Once you have defined and built your culture, recognize that it is a living breathing thing.  Pay attention to it so it grows and flourishes. Ignore at your own peril.  And, well, I sorta ignored it…

Epic Fail and Recovery
So, culture is important, it maximizes shareholder value and you can build it. So how did I temporarily lose it? Well very slowly – by omission.

Lost it:  Over time our culture sort of took a back seat to other priorities.  We forgot to pay attention to it, we stopped talking about it, we stopped looking for “fit” in recruiting, we promoted managers and didn’t train them, we stopped asking for xPerts (employees) to opine on it, we didn’t cover it in new hire training, we didn’t talk about it all hands meetings, we just assumed “it was all good.”  Over a couple of years, it became, “not all good.”

Found it:  So, what do you do? Start over?  We decided we needed help. So I turned to the people I trust, my fellow xPerts.  I started by asking all of our folks to share thoughts with me. Luckily I received a lot of feedback – some harsh, but honest feedback.  Thank goodness because silence is deadly.  If folks don’t care enough to tell you, you have big problems.

Then we met together in small groups (4-5 people at a time across 250+ people).  It was a lot of work but it was worth it to get a view of where we really were.

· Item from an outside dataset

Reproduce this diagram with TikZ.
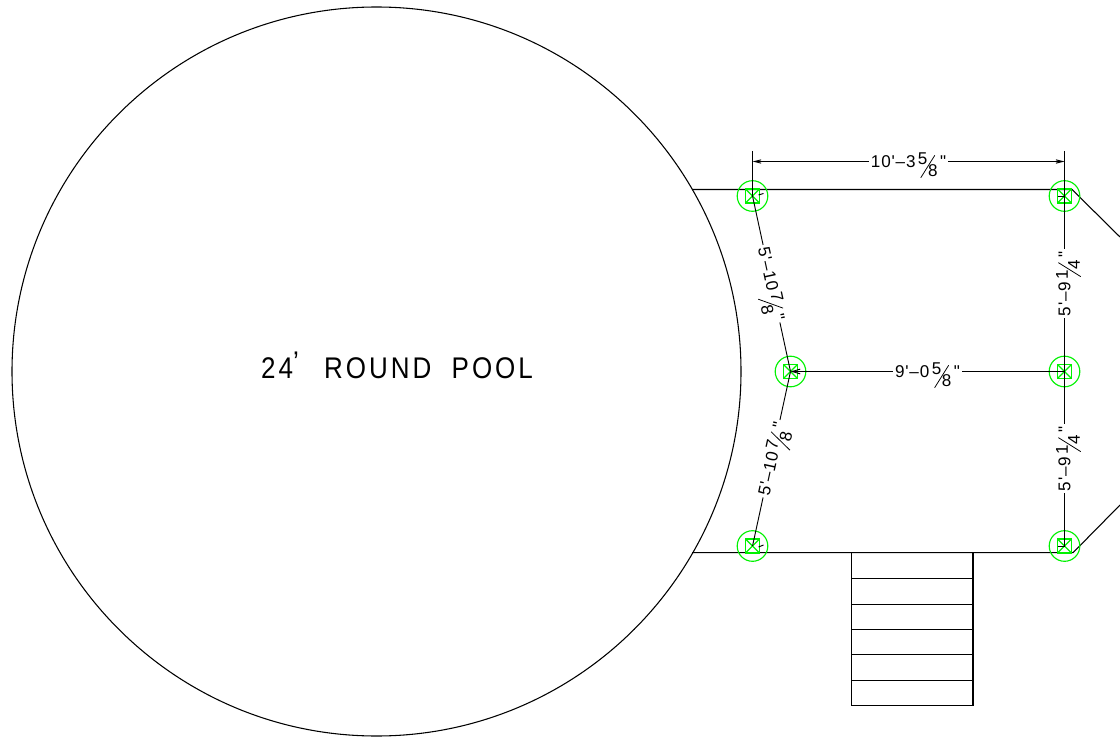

Still a fit? Then we had to have tough conversations with ourselves.  We had to evaluate the culture, it’s relevancy and the fit of our folks.  We concluded that we needed to dust it off, make some improvements, some folks opted out and left and we focused in on a few key things including consistency, fit, training, reinforcement, celebration, participation and evolution.  We implemented a Slack channel to sound off and reward co-workers, culture is a topic at every all hands meeting, we published a slide share and are updating the website, I now meet with every new hire to talk about culture and we’re re-evaluating it frequently.

All good?  Nope, we’re a work in progress.  Check back with me when we’re done.  Ha, as if!

If you seek a culture where people believe in “the team” as much as “self” then I believe you must commit to the “work of culture” authentically and continually.  Even if you feel like it never succeeds, it’s worth the effort.